This is for Everyone
Tim Berners-Lee
Tim Berners-Lee is the inventor of the World Wide Web. This is a memoir in which he shares the story of his remarkable life and gives a fascinating account of how the world wide web came to be. Unlike so much of what makes up the internet today, the web was not invented in or by a tech company.
It was created by a physicist working at CERN who began by wanting to create an information sharing system for the people working within the organisation. This led him to creating universal protocols that would enable anyone, anywhere in the world, to communicate with anyone else.
This is something that we take completely for granted, but few people thought it was possible when Berners-Lee began to work on the problem in the late 1980’s.
He writes about the way he developed HTTP protocols, how URLs came to be, the first browser wars in which Microsoft’s Internet Explorer was the big winner, the development of search engines and Google’s page rank which led to their total dominance of the search market, the coming of mobile internet, social media, and AI…
There are a lot of people involved in this history, plenty of collaborations and a whole lot of competition. This book is full of interesting stories and moments of discovery when you learn something unexpected about a familiar piece of technology.

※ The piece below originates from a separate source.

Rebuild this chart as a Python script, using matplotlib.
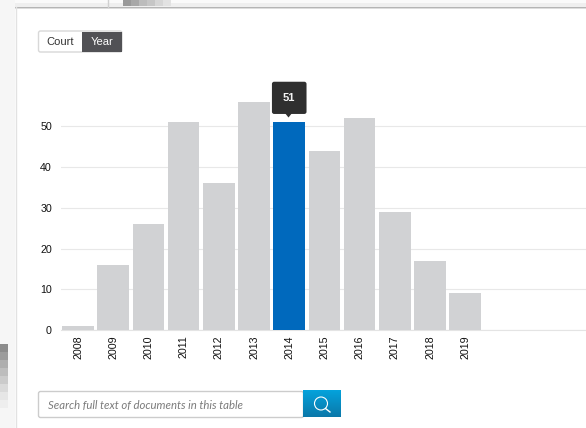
import matplotlib
matplotlib.use("Agg")
import matplotlib.pyplot as plt
import numpy as np
from matplotlib.patches import Rectangle, FancyBboxPatch, Circle, Polygon

plt.rcParams['font.family'] = ['Liberation Sans', 'DejaVu Sans']

years = ["2008", "2009", "2010", "2011", "2012", "2013", "2014", "2015", "2016", "2017", "2018", "2019"]
counts = [1, 16, 26, 51, 36, 56, 51, 44, 52, 29, 17, 9]
y_ticks = [0, 10, 20, 30, 40, 50]
highlight_year = "2014"

W, H = 586, 428
fig = plt.figure(figsize=(W / 100, H / 100), dpi=100)

# fond de page, coordonnees en pixels
bg = fig.add_axes([0, 0, 1, 1])
bg.set_xlim(0, W)
bg.set_ylim(H, 0)
bg.axis("off")
bg.add_patch(Rectangle((0, 0), W, 3, fc="#fafafa", ec="none"))
bg.add_patch(Rectangle((0, 3), W, 4, fc="#efefef", ec="none"))
bg.add_patch(Rectangle((0, 0), 15, H, fc="#f6f6f6", ec="none"))
bg.add_patch(Rectangle((15, 7), W, 1, fc="#b5b5b5", ec="none"))
bg.add_patch(Rectangle((15, 8), W, 1, fc="#dddddd", ec="none"))
bg.plot([15.5, 15.5], [7, H], color="#e2e2e2", lw=1)
bg.plot([108, 108], [0, 7], color="#d0d0d0", lw=1)
for x0, c in zip(range(123, 171, 8), ["#9a9a9a", "#a8a8a8", "#bcbcbc", "#c6c6c6", "#d6d6d6", "#e2e2e2"]):
    bg.add_patch(Rectangle((x0, 0), 8, 6, fc=c, ec="none"))
for y0, c in zip(range(344, 404, 8), ["#8c8c8c", "#9c9c9c", "#aeaeae", "#bdbdbd", "#cbcbcb", "#dadada", "#e6e6e6", "#eeeeee"]):
    bg.add_patch(Rectangle((0, y0), 8, 8, fc=c, ec="none"))

# boutons Court / Year
bg.add_patch(FancyBboxPatch((38.5, 31), 83.5, 21, boxstyle="round,pad=0,rounding_size=2", fc="white", ec="#d8d8d8", lw=1))
bg.add_patch(Rectangle((82, 31.5), 39.5, 20, fc="#515155", ec="none"))
bg.text(60.5, 42, "Court", ha="center", va="center", fontsize=8, color="#333333")
bg.text(102, 42, "Year", ha="center", va="center", fontsize=8, color="white")

# barre de recherche
bg.add_patch(FancyBboxPatch((38.5, 391.5), 265, 26, boxstyle="round,pad=0,rounding_size=2", fc="white", ec="#cccccc", lw=1))
grad = np.linspace(0, 1, 26)[:, None, None] * np.array([[[0x0b - 0x04, 0x78 - 0xa2, 0xa9 - 0xdc]]]) / 255 \
    + np.array([[[0x04, 0xa2, 0xdc]]]) / 255
bg.imshow(grad, extent=(303, 341, 417.5, 391), aspect="auto", zorder=2)
bg.set_xlim(0, W)
bg.set_ylim(H, 0)
bg.text(48, 405.5, "Search full text of documents in this table", ha="left", va="center",
        fontsize=8.2, style="italic", color="#7b7b7b", family="Lato")
bg.add_patch(Circle((321, 403.5), 6.5, fc="none", ec="white", lw=0.8, zorder=3))
bg.plot([325.5, 330], [408.5, 412], color="white", lw=1, zorder=3)

# graphique
left, right, top, bottom = 61, 586, 80, 330
ax = fig.add_axes([left / W, 1 - bottom / H, (right - left) / W, (bottom - top) / H])
ax.patch.set_alpha(0)
ax.set_xlim(-0.483, 14.43)
ax.set_ylim(0, 61.4)

colors = ["#0069bd" if y == highlight_year else "#d1d2d4" for y in years]
pos = list(range(len(years)))
ax.bar(pos, counts, width=0.9, color=colors, zorder=3)

ax.set_yticks(y_ticks)
ax.set_xticks(pos)
ax.set_xticklabels(years, rotation=90)
ax.tick_params(axis="both", length=0, labelsize=7.7, labelcolor="#111111")
ax.tick_params(axis="x", pad=4)
ax.tick_params(axis="y", pad=6.5)
ax.grid(axis="y", color="#e8e8e8", lw=0.8, zorder=0)
for s in ax.spines.values():
    s.set_visible(False)
ax.spines["bottom"].set_visible(True)
ax.spines["bottom"].set_color("#e4e4e4")

# infobulle sur l'annee selectionnee
i = years.index(highlight_year)
ax.annotate(str(counts[i]), xy=(i, counts[i]), xytext=(0, 19.5), textcoords="offset pixels",
            ha="center", va="bottom", fontsize=8, fontweight="bold", color="#f4f4f4", zorder=6,
            bbox=dict(boxstyle="round,pad=1.0,rounding_size=0.2", fc="#2f2f2f", ec="none"))
bg.set_zorder(0)
ax.set_zorder(1)
tip_x = 288.5
top_layer = fig.add_axes([0, 0, 1, 1])
top_layer.set_xlim(0, W)
top_layer.set_ylim(H, 0)
top_layer.axis("off")
top_layer.add_patch(Polygon([[tip_x - 4, 112.5], [tip_x + 4, 112.5], [tip_x, 117.5]], fc="#2f2f2f", ec="none"))

fig.savefig("out.png", dpi=100, facecolor="white")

The most remarkable thing about the web is the fact that it was made available to everyone for free. Berners-Lee was motivated by a desire to create a universal platform that was open to all, where anyone could share knowledge, connect, and contribute, irrespective of who they were and where they lived.
He achieved that goal, but he admits that things have gone awry. Internet 1.0 which was a creative, collaborative, non-commercial space has been replaced by platforms and silos and social media apps which mine users for data and have turned our attention into a marketable product.
He writes about the need for a web that's intentional, where users have full control of their data and platforms are not incentivised to keep people scrolling for hours on end. He offers solutions in the form of products that he and others are involved in creating, which will hopefully provide an alternative to the internet as we know it today.
This is, on the whole, an optimistic book. The narrative is warm and tinged with a wry humour that makes it appealing. It does get technical here and there, but it’s well worth reading.